Difficulty: Moderately Easy
Things You'll Need
- Access to a variety of retail establishments
- Resistance to high pressure sales techniques
- A willingness to compare products and values
Shop where an item is cheap. A lot of money can be saved if you know where to shop. Good-sized eggplants sell at Von’s Market for $2.39 each. A similar one is available at Farm to Market, just 300 yards away, for 99¢. It’s a matter of familiarizing yourself with what’s available and then shop accordingly.
Relegate brand names to their proper place. Whether your choice of lipstick is the $25 Chanel selection from Macy's, the $6.75 Max Factor brand from Walgreen Drug or the $1.39 Wet 'n Wild tube from Target, be aware that the essential ingredients are the same. The difference is packaging, promotion and mystique, which is what cosmetics are all about.
Ignore high pressure promotion. The advertising industry, devoted to identifying what the citizen considers significant, manipulates the market to create those choices.
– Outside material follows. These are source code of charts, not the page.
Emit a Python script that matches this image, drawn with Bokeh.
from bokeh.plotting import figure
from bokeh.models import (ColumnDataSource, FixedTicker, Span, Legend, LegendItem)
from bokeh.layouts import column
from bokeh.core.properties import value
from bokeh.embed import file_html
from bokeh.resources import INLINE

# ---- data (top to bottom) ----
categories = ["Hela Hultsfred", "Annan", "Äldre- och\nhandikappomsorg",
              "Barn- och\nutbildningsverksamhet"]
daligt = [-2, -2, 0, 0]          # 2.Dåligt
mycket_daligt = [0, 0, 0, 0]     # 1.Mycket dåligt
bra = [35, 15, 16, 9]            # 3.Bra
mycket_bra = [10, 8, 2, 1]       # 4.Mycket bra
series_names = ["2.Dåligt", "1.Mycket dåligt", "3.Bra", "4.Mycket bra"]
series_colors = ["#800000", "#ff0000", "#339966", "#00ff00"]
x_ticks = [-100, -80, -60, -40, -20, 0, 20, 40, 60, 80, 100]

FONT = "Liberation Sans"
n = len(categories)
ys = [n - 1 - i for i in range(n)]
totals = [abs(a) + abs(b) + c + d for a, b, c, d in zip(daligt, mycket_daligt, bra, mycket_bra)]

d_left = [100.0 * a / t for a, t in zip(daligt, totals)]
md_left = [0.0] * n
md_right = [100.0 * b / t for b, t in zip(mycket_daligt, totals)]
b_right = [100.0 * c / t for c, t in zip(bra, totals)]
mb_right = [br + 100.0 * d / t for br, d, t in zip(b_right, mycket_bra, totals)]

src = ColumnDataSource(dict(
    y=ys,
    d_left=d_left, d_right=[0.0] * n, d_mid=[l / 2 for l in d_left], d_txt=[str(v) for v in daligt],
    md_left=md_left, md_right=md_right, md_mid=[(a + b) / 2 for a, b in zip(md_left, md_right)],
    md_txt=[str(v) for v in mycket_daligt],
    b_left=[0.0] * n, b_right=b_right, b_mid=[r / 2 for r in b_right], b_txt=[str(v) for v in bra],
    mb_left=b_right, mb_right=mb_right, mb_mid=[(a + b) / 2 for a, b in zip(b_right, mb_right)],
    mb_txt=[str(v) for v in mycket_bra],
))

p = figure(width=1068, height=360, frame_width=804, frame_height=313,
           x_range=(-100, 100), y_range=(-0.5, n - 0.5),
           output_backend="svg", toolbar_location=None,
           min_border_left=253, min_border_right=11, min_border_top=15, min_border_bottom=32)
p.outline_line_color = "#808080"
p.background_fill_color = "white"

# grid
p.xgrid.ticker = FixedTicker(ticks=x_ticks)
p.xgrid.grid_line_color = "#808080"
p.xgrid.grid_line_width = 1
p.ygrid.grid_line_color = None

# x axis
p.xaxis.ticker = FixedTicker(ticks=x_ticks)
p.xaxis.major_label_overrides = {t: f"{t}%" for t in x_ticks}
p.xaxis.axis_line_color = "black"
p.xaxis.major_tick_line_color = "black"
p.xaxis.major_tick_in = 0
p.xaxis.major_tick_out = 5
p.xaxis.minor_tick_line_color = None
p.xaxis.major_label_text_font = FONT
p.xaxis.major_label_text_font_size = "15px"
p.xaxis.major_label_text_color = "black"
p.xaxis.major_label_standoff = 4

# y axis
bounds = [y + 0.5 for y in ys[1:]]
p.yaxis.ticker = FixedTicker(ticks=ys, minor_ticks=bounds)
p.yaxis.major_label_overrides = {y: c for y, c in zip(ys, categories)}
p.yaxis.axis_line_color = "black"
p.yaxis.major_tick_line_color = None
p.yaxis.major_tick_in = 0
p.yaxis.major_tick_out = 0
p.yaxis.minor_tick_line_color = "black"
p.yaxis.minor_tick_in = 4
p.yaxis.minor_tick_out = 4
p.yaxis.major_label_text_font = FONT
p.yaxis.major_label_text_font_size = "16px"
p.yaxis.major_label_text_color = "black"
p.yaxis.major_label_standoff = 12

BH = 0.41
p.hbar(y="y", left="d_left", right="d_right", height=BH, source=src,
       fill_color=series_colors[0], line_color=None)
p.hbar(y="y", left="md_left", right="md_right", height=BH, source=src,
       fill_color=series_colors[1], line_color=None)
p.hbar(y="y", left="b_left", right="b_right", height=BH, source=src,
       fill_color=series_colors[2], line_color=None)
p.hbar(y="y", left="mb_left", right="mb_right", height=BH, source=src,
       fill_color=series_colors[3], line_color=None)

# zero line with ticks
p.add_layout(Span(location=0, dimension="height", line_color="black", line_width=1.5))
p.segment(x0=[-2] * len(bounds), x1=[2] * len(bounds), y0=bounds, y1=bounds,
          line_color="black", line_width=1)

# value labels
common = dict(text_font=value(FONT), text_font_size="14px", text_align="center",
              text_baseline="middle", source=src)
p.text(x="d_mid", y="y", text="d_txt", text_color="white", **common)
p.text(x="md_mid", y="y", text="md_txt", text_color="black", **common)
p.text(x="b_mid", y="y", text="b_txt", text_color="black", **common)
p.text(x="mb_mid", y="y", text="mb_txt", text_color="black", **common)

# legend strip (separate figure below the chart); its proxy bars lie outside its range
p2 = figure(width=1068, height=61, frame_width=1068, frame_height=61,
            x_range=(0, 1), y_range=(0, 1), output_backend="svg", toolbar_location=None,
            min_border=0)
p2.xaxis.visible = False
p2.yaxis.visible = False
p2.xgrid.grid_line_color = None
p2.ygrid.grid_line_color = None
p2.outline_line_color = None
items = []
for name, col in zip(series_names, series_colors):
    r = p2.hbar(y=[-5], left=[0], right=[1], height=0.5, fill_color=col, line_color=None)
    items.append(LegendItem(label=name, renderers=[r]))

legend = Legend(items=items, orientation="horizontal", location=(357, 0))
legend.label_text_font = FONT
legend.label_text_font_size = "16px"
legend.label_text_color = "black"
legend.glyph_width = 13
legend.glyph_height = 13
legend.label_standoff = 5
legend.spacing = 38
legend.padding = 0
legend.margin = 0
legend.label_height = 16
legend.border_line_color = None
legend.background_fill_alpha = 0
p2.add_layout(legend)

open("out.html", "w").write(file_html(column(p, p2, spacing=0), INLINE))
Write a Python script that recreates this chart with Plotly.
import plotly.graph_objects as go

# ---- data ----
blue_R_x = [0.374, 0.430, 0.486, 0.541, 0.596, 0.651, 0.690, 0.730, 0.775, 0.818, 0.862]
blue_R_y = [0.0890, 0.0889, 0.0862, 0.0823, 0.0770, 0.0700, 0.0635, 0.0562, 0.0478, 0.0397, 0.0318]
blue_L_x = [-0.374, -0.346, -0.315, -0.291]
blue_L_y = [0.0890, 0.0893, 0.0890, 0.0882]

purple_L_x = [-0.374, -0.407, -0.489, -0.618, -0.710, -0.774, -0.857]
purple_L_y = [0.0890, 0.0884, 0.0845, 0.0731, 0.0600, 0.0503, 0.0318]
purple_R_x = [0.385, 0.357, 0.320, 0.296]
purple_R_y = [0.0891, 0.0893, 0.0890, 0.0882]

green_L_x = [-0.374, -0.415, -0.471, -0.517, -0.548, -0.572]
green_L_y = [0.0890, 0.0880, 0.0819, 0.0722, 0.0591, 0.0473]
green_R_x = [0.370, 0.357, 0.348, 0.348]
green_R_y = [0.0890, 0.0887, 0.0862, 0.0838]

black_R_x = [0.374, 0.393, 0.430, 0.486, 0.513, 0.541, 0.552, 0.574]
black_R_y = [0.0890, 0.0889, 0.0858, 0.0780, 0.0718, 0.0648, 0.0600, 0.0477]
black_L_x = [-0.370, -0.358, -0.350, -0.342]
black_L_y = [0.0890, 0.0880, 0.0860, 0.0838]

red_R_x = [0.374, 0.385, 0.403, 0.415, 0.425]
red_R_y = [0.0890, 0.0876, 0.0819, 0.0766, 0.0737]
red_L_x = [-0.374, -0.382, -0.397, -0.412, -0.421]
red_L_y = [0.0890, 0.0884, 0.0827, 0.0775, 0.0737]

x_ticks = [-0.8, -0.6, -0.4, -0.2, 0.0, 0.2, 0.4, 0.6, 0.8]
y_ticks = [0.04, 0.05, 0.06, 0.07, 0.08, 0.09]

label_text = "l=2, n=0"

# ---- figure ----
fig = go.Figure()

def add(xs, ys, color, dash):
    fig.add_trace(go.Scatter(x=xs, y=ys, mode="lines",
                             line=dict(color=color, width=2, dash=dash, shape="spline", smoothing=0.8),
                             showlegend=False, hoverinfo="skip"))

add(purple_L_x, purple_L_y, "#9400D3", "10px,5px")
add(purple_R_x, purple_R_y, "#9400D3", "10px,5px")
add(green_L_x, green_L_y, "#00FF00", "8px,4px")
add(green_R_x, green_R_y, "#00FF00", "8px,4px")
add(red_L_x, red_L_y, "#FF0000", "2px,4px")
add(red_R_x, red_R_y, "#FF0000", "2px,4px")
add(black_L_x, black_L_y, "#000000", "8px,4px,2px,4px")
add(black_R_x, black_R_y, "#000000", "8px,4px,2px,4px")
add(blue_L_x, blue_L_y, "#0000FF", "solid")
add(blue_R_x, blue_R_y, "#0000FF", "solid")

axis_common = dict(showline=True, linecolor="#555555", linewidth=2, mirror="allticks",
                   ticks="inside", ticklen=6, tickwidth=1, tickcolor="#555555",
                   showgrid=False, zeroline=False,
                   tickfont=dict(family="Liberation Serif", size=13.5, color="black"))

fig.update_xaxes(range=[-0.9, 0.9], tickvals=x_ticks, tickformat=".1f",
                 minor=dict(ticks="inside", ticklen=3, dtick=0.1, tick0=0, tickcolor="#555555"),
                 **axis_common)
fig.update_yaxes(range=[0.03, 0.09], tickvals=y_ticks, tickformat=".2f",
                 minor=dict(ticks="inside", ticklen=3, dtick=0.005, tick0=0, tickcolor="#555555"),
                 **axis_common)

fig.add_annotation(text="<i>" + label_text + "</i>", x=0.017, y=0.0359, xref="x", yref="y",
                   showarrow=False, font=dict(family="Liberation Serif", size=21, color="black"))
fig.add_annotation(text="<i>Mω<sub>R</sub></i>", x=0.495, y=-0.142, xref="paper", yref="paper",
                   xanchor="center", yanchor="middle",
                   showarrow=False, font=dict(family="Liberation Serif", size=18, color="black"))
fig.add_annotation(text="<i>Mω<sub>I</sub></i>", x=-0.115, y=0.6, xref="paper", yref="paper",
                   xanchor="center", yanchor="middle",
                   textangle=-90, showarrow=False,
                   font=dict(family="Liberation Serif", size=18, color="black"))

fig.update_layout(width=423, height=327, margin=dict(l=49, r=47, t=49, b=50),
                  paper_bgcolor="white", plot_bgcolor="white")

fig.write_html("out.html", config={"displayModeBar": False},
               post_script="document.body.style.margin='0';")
Magazine subscriptions, timeshare projects, $300 per ounce bottles of perfume, Las Vegas weekend getaways, $1,800 ballpoint pens and the purchase of lottery tickets. As a rule of thumb, the more overpriced the merchandise, the more innovative its promotion. Don’t be a victim.
When comparing prices, evaluate products at unit prices. The 8-ounce container of a popular detergent sells for $2.72. The “Super Economy Size” boasts a full quart for only $12.80. Which is the better buy? The deciding factor is the per-ounce price. Divide the price of the smaller container, $2.75, by its volume, 8 ounces. The result: 34¢ per ounce. Then divide the price of the larger container, $12.80, by its volume (there are 32 ounces in a quart), to get 40¢ per ounce. Surprise! The “Super Economy Size” is really not so economic.
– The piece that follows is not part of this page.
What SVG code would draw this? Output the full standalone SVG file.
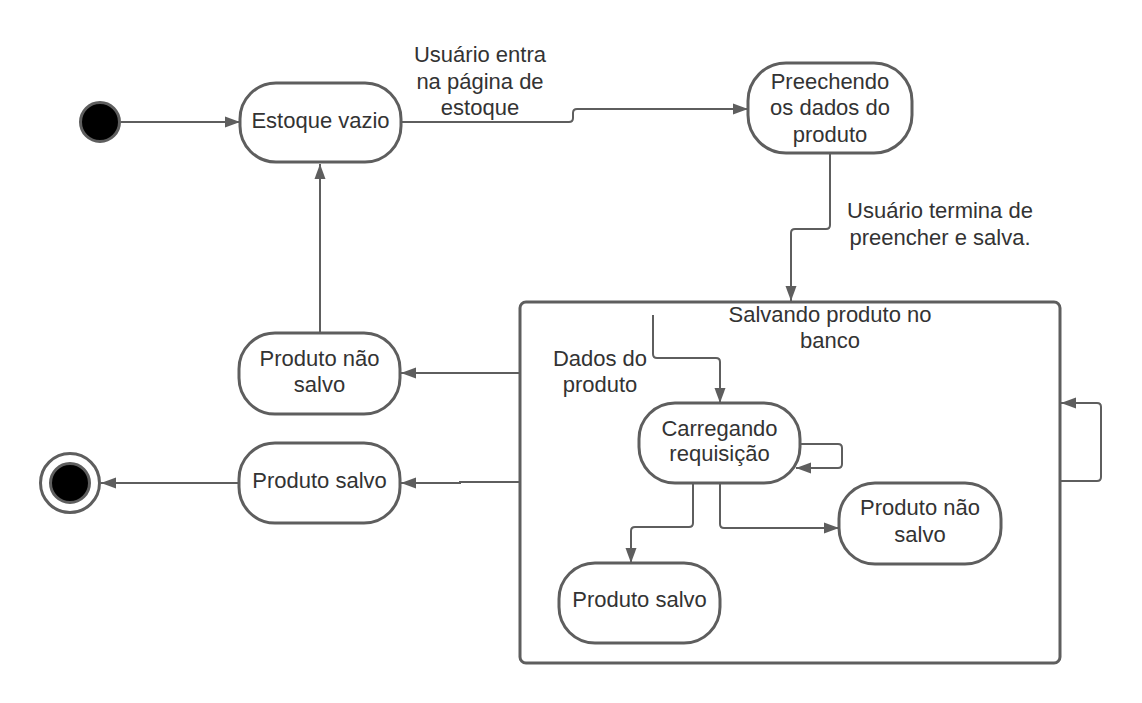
<svg xmlns="http://www.w3.org/2000/svg" width="1142" height="703" viewBox="0 0 1142 703">
<style>
.st{fill:#ffffff;stroke:#5e5e5e;stroke-width:3}
.box{fill:none;stroke:#5e5e5e;stroke-width:3}
.t{font-family:"Liberation Sans",Arial,sans-serif;font-size:22px;fill:#333333;text-anchor:middle}
.c{fill:none;stroke:#5e5e5e;stroke-width:2;marker-end:url(#ah)}
</style>
<defs>
<marker id="ah" markerUnits="userSpaceOnUse" markerWidth="16" markerHeight="12" viewBox="0 0 16 12" refX="15" refY="6" orient="auto">
<path d="M0,0.5 L15,6 L0,11.5 Z" fill="#5e5e5e"/>
</marker>
</defs>
<rect width="1142" height="703" fill="#ffffff"/>
<g id="salvando">
<rect class="box" x="520" y="302" width="540" height="361" rx="6" ry="6"/>
<text class="t" x="830" y="322">Salvando produto no</text>
<text class="t" x="830" y="348">banco</text>
</g>
<g id="connectors">
<path class="c" d="M121,122 H240"/>
<path class="c" d="M401,122 H569 Q573,122 573,118 V113 Q573,109 577,109 H748"/>
<path class="c" d="M830,153 V225 Q830,229 826,229 H795 Q791,229 791,233 V301"/>
<path class="c" d="M653,315 V354 Q653,358 657,358 H716 Q720,358 720,362 V403"/>
<path class="c" d="M800,444 H838 Q842,444 842,448 V464 Q842,468 838,468 H796"/>
<path class="c" d="M693,484 V523 Q693,527 689,527 H635 Q631,527 631,531 V563"/>
<path class="c" d="M720,484 V524 Q720,528 724,528 H839"/>
<path class="c" d="M1060,481 H1097 Q1101,481 1101,477 V407 Q1101,403 1097,403 H1061"/>
<path class="c" d="M520,373 H401"/>
<path class="c" d="M520,482 H460 V483 H401"/>
<path class="c" d="M320,333 V164"/>
<path class="c" d="M239,483 H101"/>
</g>
<g id="start">
<circle cx="100" cy="122" r="19.5" fill="#000000" stroke="#5e5e5e" stroke-width="3"/>
</g>
<g id="estoque-vazio">
<rect class="st" x="240" y="83" width="161" height="79" rx="36" ry="36"/>
<text class="t" x="320.5" y="128">Estoque vazio</text>
</g>
<g id="label-entra">
<text class="t" x="480" y="62">Usuário entra</text>
<text class="t" x="480" y="88.5">na página de</text>
<text class="t" x="480" y="115">estoque</text>
</g>
<g id="preenchendo">
<rect class="st" x="748" y="63" width="164" height="90" rx="38" ry="38"/>
<text class="t" x="830" y="88.5">Preechendo</text>
<text class="t" x="830" y="115">os dados do</text>
<text class="t" x="830" y="141.5">produto</text>
</g>
<g id="label-termina">
<text class="t" x="940" y="218">Usuário termina de</text>
<text class="t" x="940" y="244.5">preencher e salva.</text>
</g>
<g id="label-dados">
<text class="t" x="600" y="366">Dados do</text>
<text class="t" x="600" y="392">produto</text>
</g>
<g id="carregando">
<rect class="st" x="639" y="403" width="161" height="80" rx="36" ry="36"/>
<text class="t" x="719.5" y="435.5">Carregando</text>
<text class="t" x="719.5" y="461">requisição</text>
</g>
<g id="inner-nao-salvo">
<rect class="st" x="839" y="483" width="162" height="81" rx="36" ry="36"/>
<text class="t" x="920" y="515">Produto não</text>
<text class="t" x="920" y="541.5">salvo</text>
</g>
<g id="inner-salvo">
<rect class="st" x="559" y="563" width="161" height="80" rx="36" ry="36"/>
<text class="t" x="639.5" y="607">Produto salvo</text>
</g>
<g id="outer-nao-salvo">
<rect class="st" x="239" y="333" width="161" height="81" rx="36" ry="36"/>
<text class="t" x="319.5" y="365.5">Produto não</text>
<text class="t" x="319.5" y="392">salvo</text>
</g>
<g id="outer-salvo">
<rect class="st" x="239" y="443" width="161" height="80" rx="36" ry="36"/>
<text class="t" x="319.5" y="487.5">Produto salvo</text>
</g>
<g id="end">
<circle cx="70" cy="483" r="29.5" fill="#ffffff" stroke="#5e5e5e" stroke-width="3"/>
<circle cx="70" cy="483" r="19.5" fill="#000000" stroke="#5e5e5e" stroke-width="3"/>
</g>
</svg>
Don’t be taken in by celebrity nonsense. You’re familiar with the commercials. The assertion that noted cellist Yo Yo Ma wears a Rolex wrist watch is presented as sufficient justification for you to buy one. Despite the prestige of the wearer, a Timex Atlantis 100 for $44.95 keeps time every bit as accurately as a Rolex Datejust President for $6,525.00. As you go through life, remember that a celebrity is merely a magnified person.
Select style over fashion. Recognize that a cornerstone of the marketing industry is planned obsolescence. It is not by coincidence that the chartreuse sports jackets promoted aggressively in one season are as enthusiastically shunned the following season. Don’t permit yourself to be whipsawed from fashion to fashion. Instead, select products for use over the long haul that are functional, durable and that truly suit your taste.